Objective: Copy each line in the data that includes the word "chart".

___ Provided information

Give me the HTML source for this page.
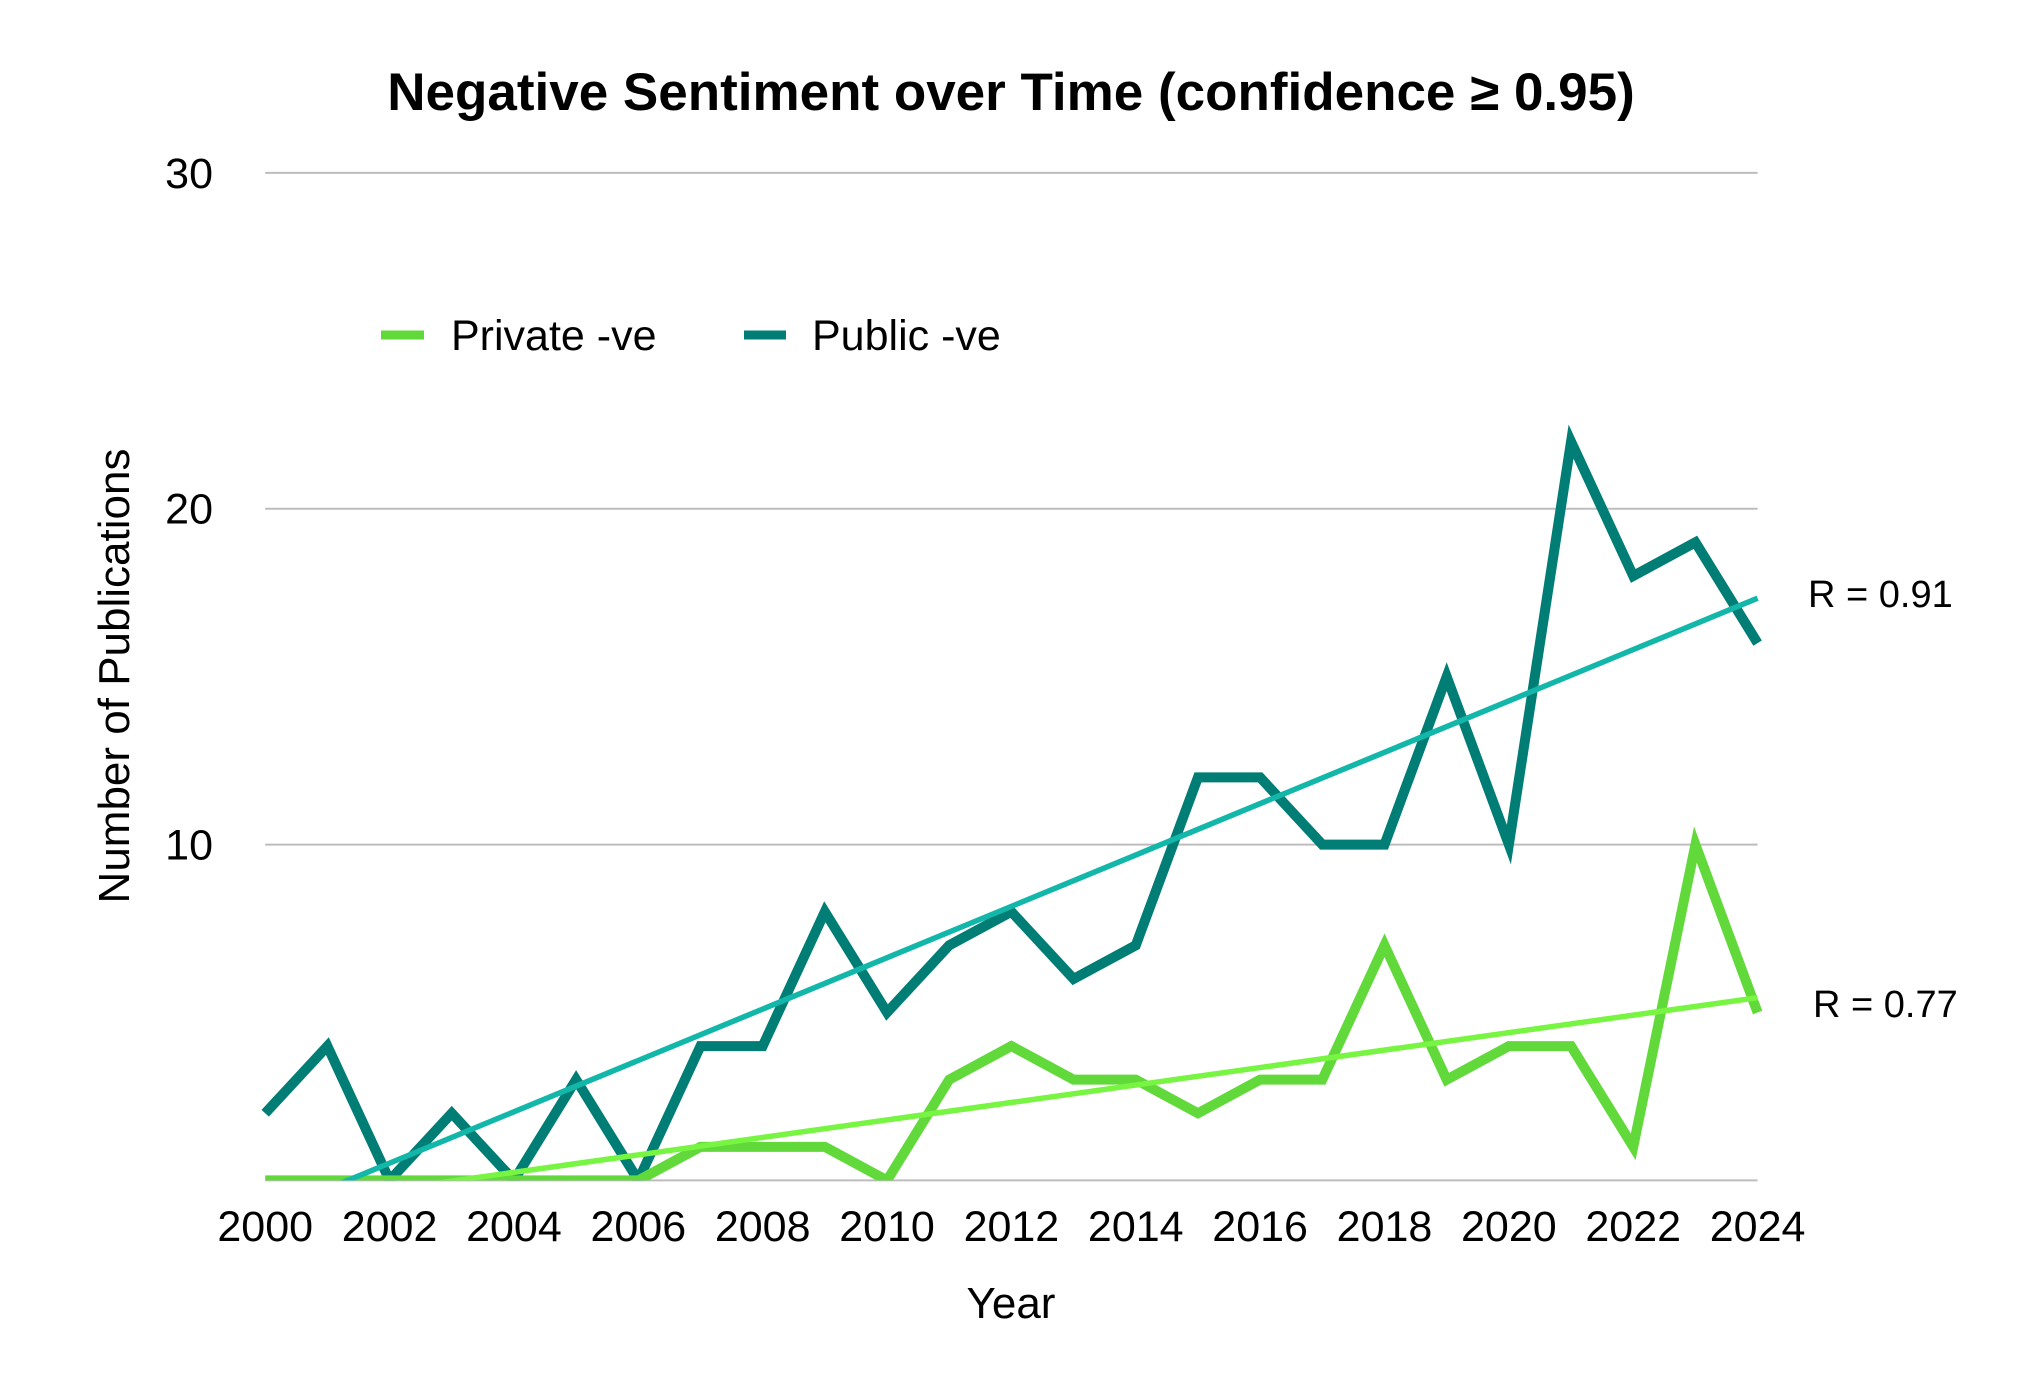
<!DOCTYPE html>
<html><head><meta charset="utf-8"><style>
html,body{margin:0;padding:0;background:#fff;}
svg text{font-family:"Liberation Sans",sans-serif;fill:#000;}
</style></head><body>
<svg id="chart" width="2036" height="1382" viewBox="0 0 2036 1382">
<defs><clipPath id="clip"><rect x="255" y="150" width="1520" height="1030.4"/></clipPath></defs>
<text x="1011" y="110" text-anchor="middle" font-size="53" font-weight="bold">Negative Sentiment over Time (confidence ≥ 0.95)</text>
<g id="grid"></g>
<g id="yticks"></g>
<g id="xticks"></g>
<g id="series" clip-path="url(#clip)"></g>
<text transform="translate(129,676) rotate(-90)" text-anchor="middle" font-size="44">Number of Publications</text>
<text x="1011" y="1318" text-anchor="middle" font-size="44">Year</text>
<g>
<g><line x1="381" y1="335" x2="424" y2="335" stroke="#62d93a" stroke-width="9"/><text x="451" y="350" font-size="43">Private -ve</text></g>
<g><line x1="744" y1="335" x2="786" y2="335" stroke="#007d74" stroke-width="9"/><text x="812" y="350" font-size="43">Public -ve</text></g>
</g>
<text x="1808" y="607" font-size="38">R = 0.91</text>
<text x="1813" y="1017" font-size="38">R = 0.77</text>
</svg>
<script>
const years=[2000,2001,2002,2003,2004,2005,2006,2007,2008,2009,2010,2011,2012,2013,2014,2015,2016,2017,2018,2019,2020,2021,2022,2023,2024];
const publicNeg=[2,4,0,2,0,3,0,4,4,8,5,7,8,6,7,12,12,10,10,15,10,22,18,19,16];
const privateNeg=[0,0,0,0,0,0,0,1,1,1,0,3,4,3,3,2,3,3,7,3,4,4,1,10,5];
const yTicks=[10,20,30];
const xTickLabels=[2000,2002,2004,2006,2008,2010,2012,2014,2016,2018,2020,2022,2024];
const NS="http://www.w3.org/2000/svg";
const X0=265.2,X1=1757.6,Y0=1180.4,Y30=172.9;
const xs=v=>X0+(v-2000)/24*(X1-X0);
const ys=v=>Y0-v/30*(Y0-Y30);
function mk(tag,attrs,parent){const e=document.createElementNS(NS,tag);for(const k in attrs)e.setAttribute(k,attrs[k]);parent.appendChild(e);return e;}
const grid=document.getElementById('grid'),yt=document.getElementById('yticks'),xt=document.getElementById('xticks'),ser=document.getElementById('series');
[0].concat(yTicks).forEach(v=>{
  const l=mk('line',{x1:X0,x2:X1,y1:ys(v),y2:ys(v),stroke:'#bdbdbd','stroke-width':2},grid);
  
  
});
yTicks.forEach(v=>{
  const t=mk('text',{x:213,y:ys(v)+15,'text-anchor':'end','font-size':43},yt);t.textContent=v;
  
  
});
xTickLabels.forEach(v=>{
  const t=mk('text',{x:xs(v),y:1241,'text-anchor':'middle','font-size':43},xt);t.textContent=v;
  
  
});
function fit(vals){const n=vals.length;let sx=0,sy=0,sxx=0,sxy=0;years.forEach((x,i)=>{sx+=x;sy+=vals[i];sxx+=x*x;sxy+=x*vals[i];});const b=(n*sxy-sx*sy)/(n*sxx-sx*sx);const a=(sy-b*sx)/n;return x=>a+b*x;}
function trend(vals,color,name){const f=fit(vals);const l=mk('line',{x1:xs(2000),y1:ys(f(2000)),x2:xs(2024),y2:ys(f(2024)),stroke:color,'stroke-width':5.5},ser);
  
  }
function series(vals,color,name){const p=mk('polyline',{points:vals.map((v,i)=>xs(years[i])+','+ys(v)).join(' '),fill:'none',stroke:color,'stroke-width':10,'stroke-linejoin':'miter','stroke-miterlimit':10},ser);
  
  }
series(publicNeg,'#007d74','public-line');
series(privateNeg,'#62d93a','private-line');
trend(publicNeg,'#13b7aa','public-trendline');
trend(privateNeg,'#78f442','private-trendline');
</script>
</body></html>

______
___ Provided information

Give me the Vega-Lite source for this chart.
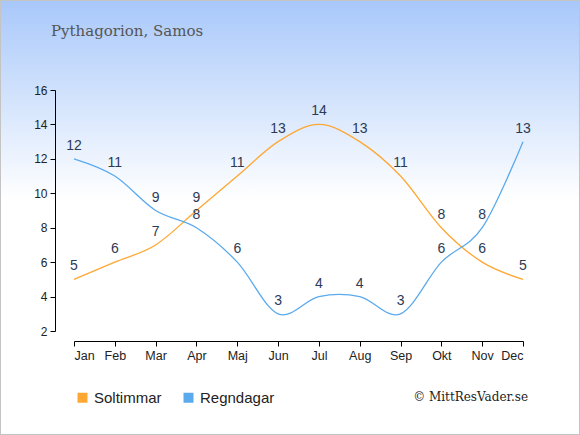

______

Solution for this problem:
<svg id="chart" width="2036" height="1382" viewBox="0 0 2036 1382">
Give me the Vega-Lite source for this chart.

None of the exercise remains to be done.